- _What is required_
Give the data below again exactly as it stands. Omit the pictures.

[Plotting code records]
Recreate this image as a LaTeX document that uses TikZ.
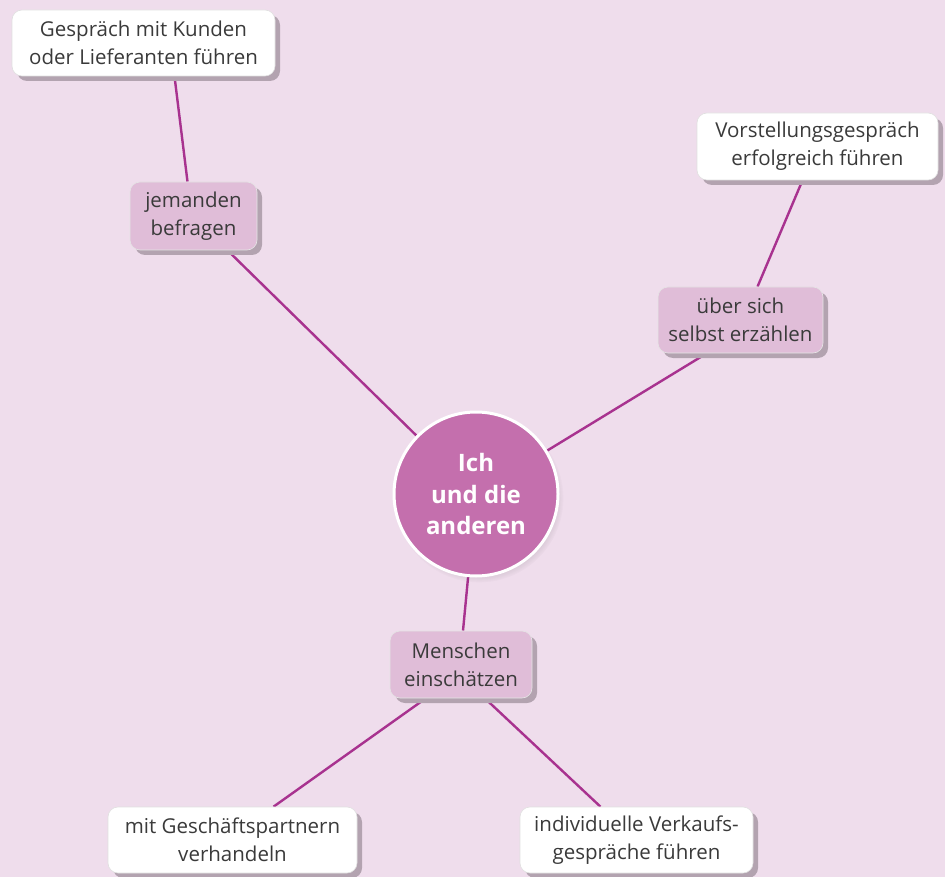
\documentclass[tikz,border=0pt]{standalone}
\usepackage{fontspec}
\setmainfont{Open Sans}
\usetikzlibrary{shadows,calc}
\pgfdeclarelayer{bg}
\pgfsetlayers{bg,main}
\definecolor{bgc}{HTML}{EFDDEC}
\definecolor{pinkbox}{HTML}{E0BDD8}
\definecolor{shadowc}{HTML}{B3A3B0}
\definecolor{linec}{HTML}{A8328F}
\definecolor{circc}{HTML}{C46FAD}
\definecolor{txt}{HTML}{3A3A3A}
\tikzset{
  box/.style={rounded corners=10pt, align=center, text=txt, inner sep=0pt,
    font=\fontsize{20.5}{28}\selectfont,
    drop shadow={shadow xshift=5pt, shadow yshift=-5pt, fill=shadowc, opacity=1}},
  whitebox/.style={box, fill=white, draw=black!12, line width=0.6pt},
  pinkbx/.style={box, fill=pinkbox, draw=black!10, line width=0.6pt},
  hub/.style={circle, fill=circc, draw=white, line width=3pt, minimum size=164pt,
    inner sep=0pt, align=center, text=white, font=\bfseries\fontsize{24}{31.5}\selectfont,
    circular drop shadow={shadow xshift=3pt, shadow yshift=-4pt, fill=black, opacity=0.15, shadow scale=1.03}},
  conn/.style={draw=linec, line width=2.4pt},
}
\begin{document}
\begin{tikzpicture}[x=1pt,y=-1pt]
\begin{pgfonlayer}{bg}
\fill[bgc] (0,0) rectangle (945,877);
\end{pgfonlayer}
\useasboundingbox (0,0) rectangle (945,877);

\node[hub] (c) at (476,494) {Ich\\und die\\anderen};
\node[whitebox, minimum width=263pt, minimum height=66pt] (g) at (143.5,43) {Gespräch mit Kunden\\oder Lieferanten führen};
\node[pinkbx, minimum width=127pt, minimum height=68pt] (j) at (193.5,216) {jemanden\\befragen};
\node[whitebox, minimum width=241pt, minimum height=67pt] (v) at (817.5,146.5) {Vorstellungsgespräch\\erfolgreich führen};
\node[pinkbx, minimum width=165pt, minimum height=66pt] (u) at (740.5,320) {über sich\\selbst erzählen};
\node[pinkbx, minimum width=142pt, minimum height=67pt] (m) at (461,664.5) {Menschen\\einschätzen};
\node[whitebox, minimum width=249pt, minimum height=66pt] (p) at (232.5,840) {mit Geschäftspartnern\\verhandeln};
\node[whitebox, minimum width=233pt, minimum height=66pt] (i) at (636.5,840) {individuelle Verkaufs-\\gespräche führen};

\begin{pgfonlayer}{bg}
\draw[conn] ([xshift=31pt]g.south) -- ([xshift=-6pt]j.north);
\draw[conn] ([xshift=36pt,yshift=-2pt]j.south) -- (c);
\draw[conn] ([xshift=-15pt]v.south) -- ([xshift=17pt]u.north);
\draw[conn] ([xshift=-37pt,yshift=-2pt]u.south) -- (c);
\draw[conn] (c) -- ([xshift=2pt]m.north);
\draw[conn] ([xshift=-38pt,yshift=-2pt]m.south) -- ([xshift=41pt]p.north);
\draw[conn] ([xshift=26pt,yshift=-2pt]m.south) -- ([xshift=-36pt]i.north);
\end{pgfonlayer}
\end{tikzpicture}
\end{document}
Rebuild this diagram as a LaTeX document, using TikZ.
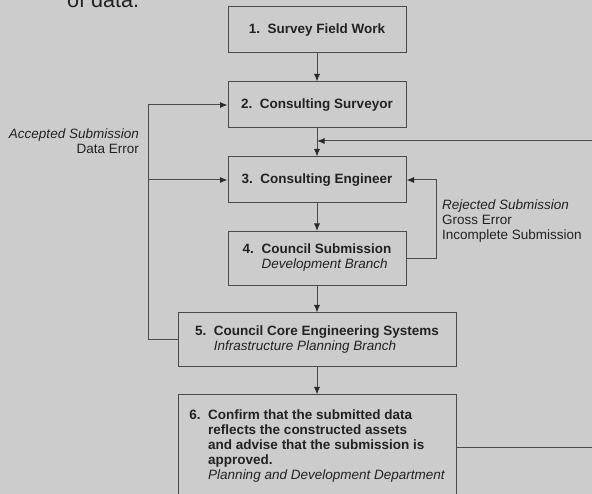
\documentclass[tikz,border=0pt]{standalone}
\usepackage{fontspec}
\setmainfont{Liberation Sans}
\usetikzlibrary{arrows.meta,positioning}
\definecolor{bggray}{HTML}{CCCCCC}
\definecolor{ink}{HTML}{4A4A4A}
\definecolor{tip}{HTML}{2A2A2A}
\definecolor{txt}{HTML}{222222}
\tikzset{font=\fontsize{13.5}{15}\selectfont}
\tikzset{
  stepbox/.style={draw=ink, line width=1pt, text=txt, inner sep=0pt,
                  minimum width=178pt, minimum height=46pt},
  widebox/.style={stepbox, minimum width=278pt, minimum height=54pt},
  flow/.style={draw=ink, line width=1pt, -{Latex[length=7.5pt,width=6pt,color=tip]}},
  plain/.style={draw=ink, line width=1pt},
  note/.style={text=txt, inner sep=0pt}
}
\newcommand{\boxtext}[2]{\begin{tabular}{@{}l@{\hspace{7.6pt}}l@{}}#1&#2\end{tabular}}

\begin{document}
\begin{tikzpicture}[x=1pt,y=-1pt]
  \fill[bggray] (0,0) rectangle (592,494);
  \useasboundingbox (0,0) rectangle (592,494);
  \clip (0,0) rectangle (592,494);

  % text left over from the page above
  \node[note, anchor=base west, font=\fontsize{21.6}{24}\selectfont] (ofdata) at (67,8) {of data.};

  \node[stepbox] (survey) at (317,30) {\bfseries 1.\ \ Survey Field Work};
  \node[stepbox] (surveyor) at (317,105) {\bfseries 2.\ \ Consulting Surveyor};
  \node[stepbox] (engineer) at (317,180) {\bfseries 3.\ \ Consulting Engineer};
  \node[stepbox, minimum height=54pt] (council) at (317,258.5)
    {\boxtext{\bfseries 4.}{\bfseries Council Submission\\ & \itshape Development Branch}};
  \node[widebox] (core) at (317,340)
    {\boxtext{\bfseries 5.}{\bfseries Council Core Engineering Systems\\ & \itshape Infrastructure Planning Branch}};
  \node[widebox, minimum height=104pt] (confirm) at (317,447)
    {\boxtext{\bfseries 6.}{\bfseries Confirm that the submitted data\\
      & \bfseries reflects the constructed assets\\
      & \bfseries and advise that the submission is\\
      & \bfseries approved.\\
      & \itshape Planning and Development Department}};

  % main chain
  \draw[flow] (survey) -- (surveyor);
  \draw[flow] (surveyor) -- (engineer);
  \draw[flow] (engineer) -- (council);
  \draw[flow] (council) -- (core);
  \draw[flow] (core) -- (confirm);

  % loop from the far right
  \coordinate (rin) at (592,141);
  \coordinate (rout) at (592,447);
  \draw[plain] (confirm.east) -- (rout);
  \draw[flow] (rin) -- (rin -| surveyor.south);

  % rejected submission
  \coordinate (rej) at (436,258.5);
  \draw[flow] (council.east) -- (rej) |- (engineer.east);
  \node[note, anchor=west, align=left] (rejtext) at (442,221.5)
    {\itshape Rejected Submission\\ Gross Error\\ Incomplete Submission};

  % accepted submission
  \coordinate (acc) at (148,340);
  \draw[flow] (core.west) -- (acc) |- (surveyor.west);
  \draw[flow] (acc |- engineer.west) -- (engineer.west);
  \node[note, anchor=east, align=right] (acctext) at (139,141.5)
    {\itshape Accepted Submission\\ Data Error};
\end{tikzpicture}
\end{document}
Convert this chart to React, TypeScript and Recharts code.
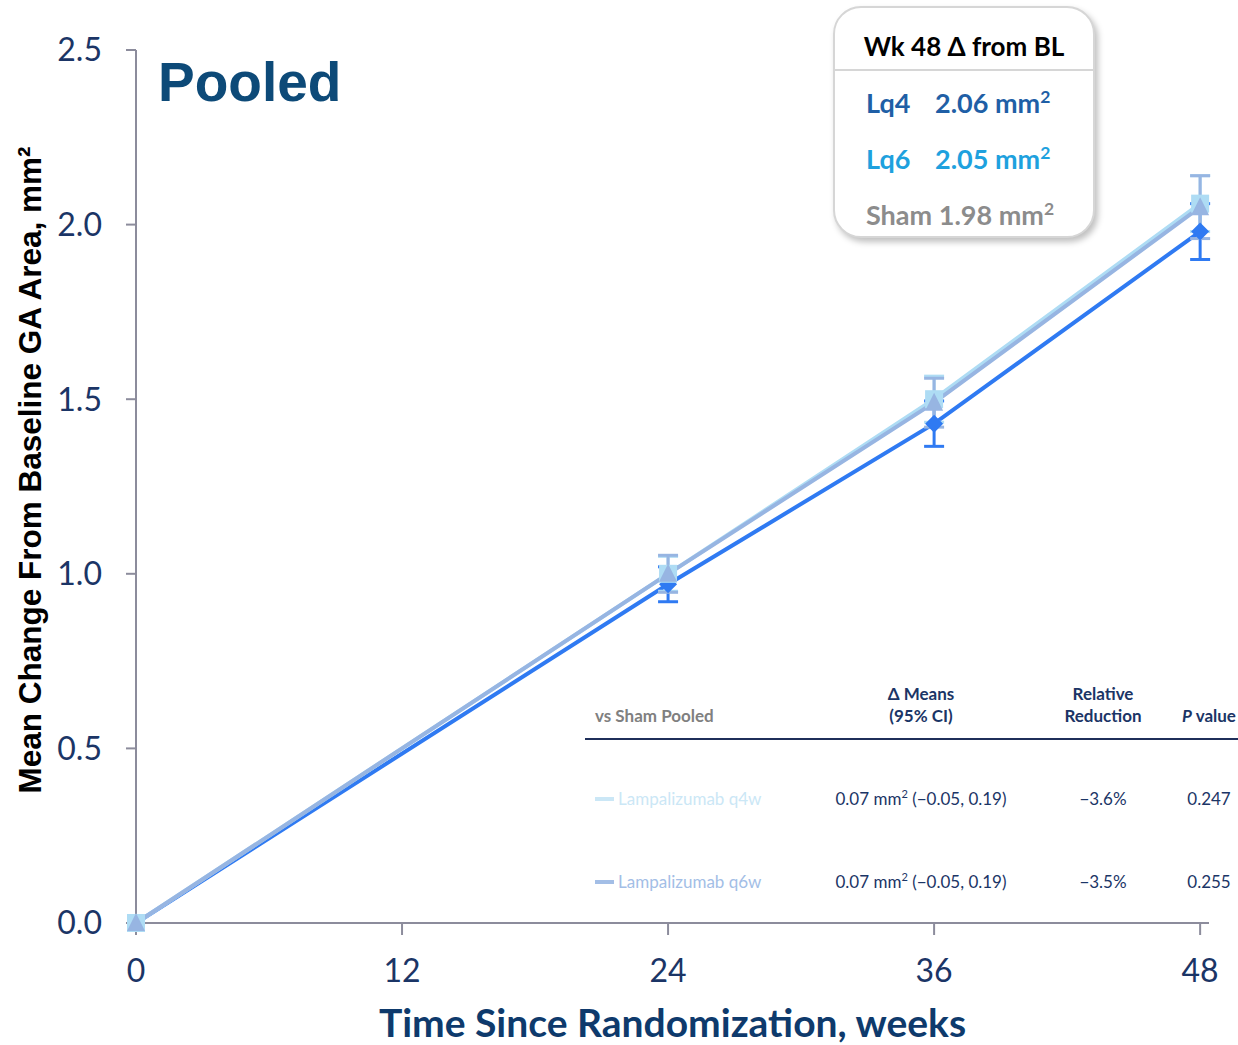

- _Response to this task_
Recreate this image as a LaTeX document that uses TikZ.
\documentclass[tikz,border=0pt]{standalone}
\usepackage{fontspec}
\setmainfont{Open Sans}
\usetikzlibrary{shadows,calc}
\pgfdeclarelayer{bg}
\pgfsetlayers{bg,main}
\definecolor{bgc}{HTML}{EFDDEC}
\definecolor{pinkbox}{HTML}{E0BDD8}
\definecolor{shadowc}{HTML}{B3A3B0}
\definecolor{linec}{HTML}{A8328F}
\definecolor{circc}{HTML}{C46FAD}
\definecolor{txt}{HTML}{3A3A3A}
\tikzset{
  box/.style={rounded corners=10pt, align=center, text=txt, inner sep=0pt,
    font=\fontsize{20.5}{28}\selectfont,
    drop shadow={shadow xshift=5pt, shadow yshift=-5pt, fill=shadowc, opacity=1}},
  whitebox/.style={box, fill=white, draw=black!12, line width=0.6pt},
  pinkbx/.style={box, fill=pinkbox, draw=black!10, line width=0.6pt},
  hub/.style={circle, fill=circc, draw=white, line width=3pt, minimum size=164pt,
    inner sep=0pt, align=center, text=white, font=\bfseries\fontsize{24}{31.5}\selectfont,
    circular drop shadow={shadow xshift=3pt, shadow yshift=-4pt, fill=black, opacity=0.15, shadow scale=1.03}},
  conn/.style={draw=linec, line width=2.4pt},
}
\begin{document}
\begin{tikzpicture}[x=1pt,y=-1pt]
\begin{pgfonlayer}{bg}
\fill[bgc] (0,0) rectangle (945,877);
\end{pgfonlayer}
\useasboundingbox (0,0) rectangle (945,877);

\node[hub] (c) at (476,494) {Ich\\und die\\anderen};
\node[whitebox, minimum width=263pt, minimum height=66pt] (g) at (143.5,43) {Gespräch mit Kunden\\oder Lieferanten führen};
\node[pinkbx, minimum width=127pt, minimum height=68pt] (j) at (193.5,216) {jemanden\\befragen};
\node[whitebox, minimum width=241pt, minimum height=67pt] (v) at (817.5,146.5) {Vorstellungsgespräch\\erfolgreich führen};
\node[pinkbx, minimum width=165pt, minimum height=66pt] (u) at (740.5,320) {über sich\\selbst erzählen};
\node[pinkbx, minimum width=142pt, minimum height=67pt] (m) at (461,664.5) {Menschen\\einschätzen};
\node[whitebox, minimum width=249pt, minimum height=66pt] (p) at (232.5,840) {mit Geschäftspartnern\\verhandeln};
\node[whitebox, minimum width=233pt, minimum height=66pt] (i) at (636.5,840) {individuelle Verkaufs-\\gespräche führen};

\begin{pgfonlayer}{bg}
\draw[conn] ([xshift=31pt]g.south) -- ([xshift=-6pt]j.north);
\draw[conn] ([xshift=36pt,yshift=-2pt]j.south) -- (c);
\draw[conn] ([xshift=-15pt]v.south) -- ([xshift=17pt]u.north);
\draw[conn] ([xshift=-37pt,yshift=-2pt]u.south) -- (c);
\draw[conn] (c) -- ([xshift=2pt]m.north);
\draw[conn] ([xshift=-38pt,yshift=-2pt]m.south) -- ([xshift=41pt]p.north);
\draw[conn] ([xshift=26pt,yshift=-2pt]m.south) -- ([xshift=-36pt]i.north);
\end{pgfonlayer}
\end{tikzpicture}
\end{document}
Rebuild this diagram as a LaTeX document, using TikZ.
\documentclass[tikz,border=0pt]{standalone}
\usepackage{fontspec}
\setmainfont{Liberation Sans}
\usetikzlibrary{arrows.meta,positioning}
\definecolor{bggray}{HTML}{CCCCCC}
\definecolor{ink}{HTML}{4A4A4A}
\definecolor{tip}{HTML}{2A2A2A}
\definecolor{txt}{HTML}{222222}
\tikzset{font=\fontsize{13.5}{15}\selectfont}
\tikzset{
  stepbox/.style={draw=ink, line width=1pt, text=txt, inner sep=0pt,
                  minimum width=178pt, minimum height=46pt},
  widebox/.style={stepbox, minimum width=278pt, minimum height=54pt},
  flow/.style={draw=ink, line width=1pt, -{Latex[length=7.5pt,width=6pt,color=tip]}},
  plain/.style={draw=ink, line width=1pt},
  note/.style={text=txt, inner sep=0pt}
}
\newcommand{\boxtext}[2]{\begin{tabular}{@{}l@{\hspace{7.6pt}}l@{}}#1&#2\end{tabular}}

\begin{document}
\begin{tikzpicture}[x=1pt,y=-1pt]
  \fill[bggray] (0,0) rectangle (592,494);
  \useasboundingbox (0,0) rectangle (592,494);
  \clip (0,0) rectangle (592,494);

  % text left over from the page above
  \node[note, anchor=base west, font=\fontsize{21.6}{24}\selectfont] (ofdata) at (67,8) {of data.};

  \node[stepbox] (survey) at (317,30) {\bfseries 1.\ \ Survey Field Work};
  \node[stepbox] (surveyor) at (317,105) {\bfseries 2.\ \ Consulting Surveyor};
  \node[stepbox] (engineer) at (317,180) {\bfseries 3.\ \ Consulting Engineer};
  \node[stepbox, minimum height=54pt] (council) at (317,258.5)
    {\boxtext{\bfseries 4.}{\bfseries Council Submission\\ & \itshape Development Branch}};
  \node[widebox] (core) at (317,340)
    {\boxtext{\bfseries 5.}{\bfseries Council Core Engineering Systems\\ & \itshape Infrastructure Planning Branch}};
  \node[widebox, minimum height=104pt] (confirm) at (317,447)
    {\boxtext{\bfseries 6.}{\bfseries Confirm that the submitted data\\
      & \bfseries reflects the constructed assets\\
      & \bfseries and advise that the submission is\\
      & \bfseries approved.\\
      & \itshape Planning and Development Department}};

  % main chain
  \draw[flow] (survey) -- (surveyor);
  \draw[flow] (surveyor) -- (engineer);
  \draw[flow] (engineer) -- (council);
  \draw[flow] (council) -- (core);
  \draw[flow] (core) -- (confirm);

  % loop from the far right
  \coordinate (rin) at (592,141);
  \coordinate (rout) at (592,447);
  \draw[plain] (confirm.east) -- (rout);
  \draw[flow] (rin) -- (rin -| surveyor.south);

  % rejected submission
  \coordinate (rej) at (436,258.5);
  \draw[flow] (council.east) -- (rej) |- (engineer.east);
  \node[note, anchor=west, align=left] (rejtext) at (442,221.5)
    {\itshape Rejected Submission\\ Gross Error\\ Incomplete Submission};

  % accepted submission
  \coordinate (acc) at (148,340);
  \draw[flow] (core.west) -- (acc) |- (surveyor.west);
  \draw[flow] (acc |- engineer.west) -- (engineer.west);
  \node[note, anchor=east, align=right] (acctext) at (139,141.5)
    {\itshape Accepted Submission\\ Data Error};
\end{tikzpicture}
\end{document}
Convert this chart to React, TypeScript and Recharts code.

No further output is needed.